Vera died in 2008. Millinship is survived by two daughters, Julia and Claire, two sons, Christopher and Anthony, and his sister, Joyce.

William Millinship, journalist, born 11 September 1929; died 16 January 2010, aged 80

Bill Millinship: Observer tributes

William Millinship – invariably known as ‘Bill’ – who has died aged 80, was a main player on The Observer for nearly 40 years – from David Astor’s heyday as editor to the turbulent times in the early 1990s before the Guardian bought the paper. The range of his roles has seldom been equalled: he covered a war; served as correspondent in Paris, Washington and Moscow; was news editor when one desk handled home and foreign; foreign editor and managing editor.

But this list fails to do justice to the influence he had both on the paper and on generations of Observer writers. He was the foundation on whom his colleagues depended, and the tributes since his death are a testimony to a fine man, exceptional journalist and one-paper loyalist. He was calm, organised, encouraging; a first rate administrator always careful with the paper’s pennies; no mean writer himself; and a great editor of colleagues’ copy. No misplaced comma escaped his eagle eye.

He was admired and much liked – the fondness for Bill shines out of the memories of those who worked with him during some of The Observer’s great years.

Neal Ascherson (foreign correspondent): Bill, more than anyone, managed The Observer’s transition from amateur to professional. The paper was in many ways ‘the Professorate’, a constellation of intellectuals disdainful of routines, and had to get seriously organised: getting those disciplines across was not easy for Bill. Some star performers and wannabe Hemingways resented being told how to work. Bill, with almost Buddhist patience, put up with their displays of temperament, and smiled in his quiet, satirical way… he was himself a much brighter and bolder journalist than many colleagues first realised.

Sue Arnold (columnist): Bill was my mentor: he hired me for three months, and then shuffled me about – news, Briefing, Ego, even sport – until a permanent job came up. He was warm, unassuming, generous and very, very funny. I shall miss him dreadfully.

John Hawkins (former copytaker): His dictation (from Paris in the 1950s) was so clear and rhythmic that I could reach over 120 words a minute on my new electric IBM golfball typewriter. He was also a true gentleman.

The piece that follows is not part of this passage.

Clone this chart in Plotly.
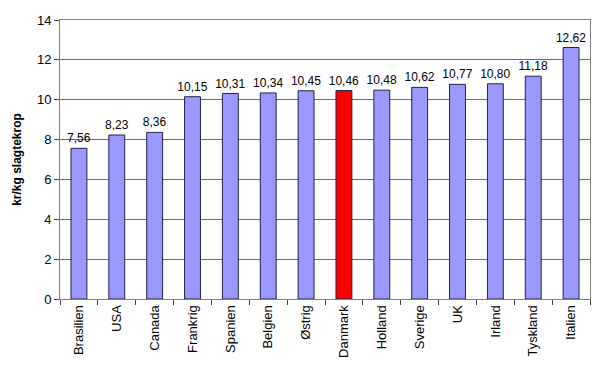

Donald Trelford (editor): Bill and I went back to my first day on The Observer in 1966, when I was Bill’s deputy on the news desk. When I was editor, he was someone I completely relied on, a superb journalist and a really good man.

Trevor Grove (features editor): Bill was a man of enormous kindness, wisdom and flinty humour. When I joined in 1980 he seemed to represent, with colleagues like Terry Kilmartin and Michael Davie, the very soul of the old Obs. Conference was a cockpit of strong views, as you might expect from a gathering that included Conor Cruise O’Brien, John Cole, Colin Legum, Neal Ascherson, Mary Holland, Tony Howard and Katharine Whitehorn. Bill was a quietly stabilising influence.

Mark Frankland (foreign correspondent): Bill’s key quality was dependability. He wrote with difficulty – not the only one – but his reporting was solid, one could always be sure of it. He was brave to take on Moscow as his last job abroad.

Bob Low (sports editor): At first I was intimidated by him, but soon we got on fine. I admired his no-nonsense style and gradually found there was much more to him than that. He was very kind. That was the lovely thing about the Obs: you started working with people of whom you were in awe; before you knew it you were the best of friends.

Robin Lustig (foreign correspondent): He was the first man I made contact with at The Observer, and his decency and friendship were a big part of why I fell in love with the paper.

My own most loved tale about Bill concerns when I got married. He was news editor and the boss of both myself and my wife-to-be, Christine Doyle, the medical correspondent. I went to see him: ‘May I have Saturday off to get married?’ Pause, and then a cautious ‘yes’. Further pause. ‘Who are you marrying?’ I told him. Longer pause. ‘I suppose that means you’ll both want the Saturday off.’

It was probably a joke – Bill’s first love had been acting, and he had appeared alongside Shirley Williams at the Oxford University Dramatic Society.